One filmed with space blankets and lit with LEDs could be cool.

0
alnumpty
alnumpty

3 years ago

great stuff, though a certain Leo thingy Davinci came up with this with a few years ago,

now take any 3 cell multiples and cover 2 sides with paper or for invisibility use cling film! attach a flying line and you have an amazing kite.

1
sgbotsford
sgbotsford

3 years ago

If you cut straws in half, you have to take care that they are in half.

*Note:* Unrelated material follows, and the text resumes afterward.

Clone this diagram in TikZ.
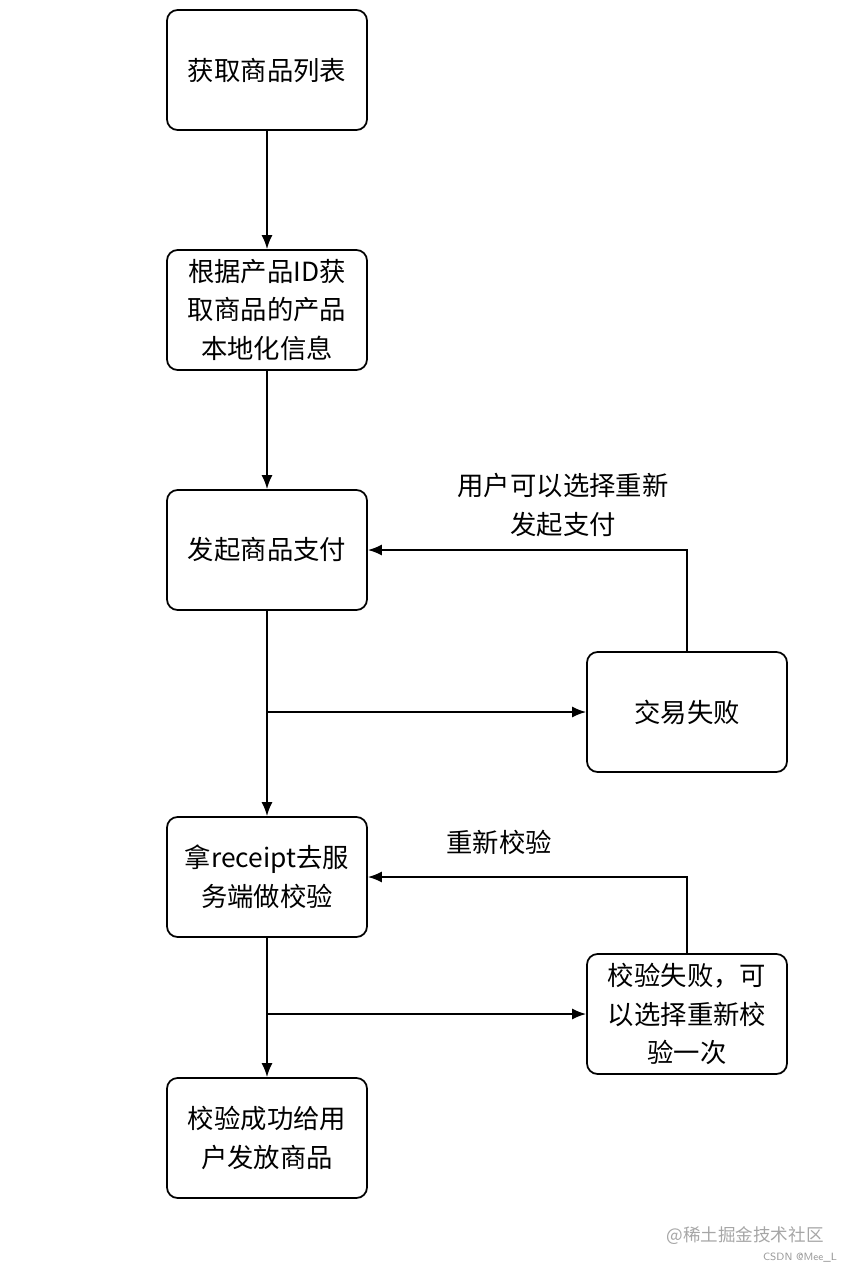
\documentclass[tikz,border=0pt]{standalone}
\usepackage{fontspec}
\setmainfont{Noto Sans CJK SC}
\usepackage{tikz}
\usetikzlibrary{positioning, arrows, arrows.meta}

\tikzset{
  stepbox/.style={draw, line width=1pt, rounded corners=6pt, minimum width=4cm, minimum height=2.4cm,
                  align=center, inner sep=2pt, font=\fontsize{15}{22}\selectfont},
  flow/.style={-{Latex[length=2.8mm,width=2.2mm]}, line width=1pt},
  note/.style={align=center, font=\fontsize{15}{22}\selectfont}
}

\begin{document}
\begin{tikzpicture}[>=latex, x=0.02cm, y=-0.02cm]
            \useasboundingbox (0,0) rectangle (852,1272);
            % main column
                \node[stepbox] (list)    at (267,70)   {获取商品列表};
                \node[stepbox] (local)   at (267,310)  {根据产品ID获\\取商品的产品\\本地化信息};
                \node[stepbox] (pay)     at (267,550)  {发起商品支付};
                \node[stepbox] (verify)  at (267,877)  {拿receipt去服\\务端做校验};
                \node[stepbox] (deliver) at (267,1138) {校验成功给用\\户发放商品};
            % side column
                \node[stepbox] (fail)    at (687,712)  {交易失败};
                \node[stepbox] (vfail)   at (687,1014) {校验失败，可\\以选择重新校\\验一次};

                \draw[flow] (list) -- (local);
                \draw[flow] (local) -- (pay);
                \draw[flow] (pay) -- (verify);
                \draw[flow] (verify) -- (deliver);

                \coordinate (fork1) at (pay.south |- fail.west);
                \coordinate (fork2) at (verify.south |- vfail.west);
                \draw[flow] (fork1) -- (fail.west);
                \draw[flow] (fork2) -- (vfail.west);
                \draw[flow] (fail.north) |- (pay.east);
                \draw[flow] (vfail.north) |- (verify.east);

                \node[note] (retry)  at (563,505) {用户可以选择重新\\发起支付};
                \node[note] (recheck) at (499,842) {重新校验};

            % watermark
                \node[text=gray!70, font=\fontsize{10}{12}\selectfont] (mark) at (745,1236) {@稀土掘金技术社区};
                \node[text=gray!80, font=\fontsize{6}{7}\selectfont\sffamily] (csdn) at (800,1258) {CSDN @Mee\_L};
\end{tikzpicture}
\end{document}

Very little slop translates into a unsightly gaps.

If you want to go bigger:

* Soda straws.

* Tubular plastic garden stakes. (about 3 feet long) Haven't seen them since I was a kid.

* Electrical conduit, either metal or plastic, copper pipe, CPVC plastic pipe, all come in 10 foot lengths.

Connecting: For small ones in addition to the mentioned jewelry cord:

* fishing line. (braided line will tie better)

* Dental floss. (Unwaxed is easier to work with.

Larger ones:

Builder's cord (1/16" braided nylon cord)

Aircraft cable (Often cheaper than nylon rope.) You can't tie it, but have to use cable clamps, aluminum crimping sleaves, for fake it and or use small diameter copper pipe as crimping sleeves.

It would be fun to do out of thin translucent straws, and run those LEDs on a wire through them.

0
maint1
maint1

3 years ago

That's a slick trick, threading cordage through the straws, to (snicker) tie your tetrahedrons together. Trying to accurately position straws or sticks together, & then glue or tape them in place is a royal pain in the phatoot. This would be great for making tetrahedron kite frames. Good instructable.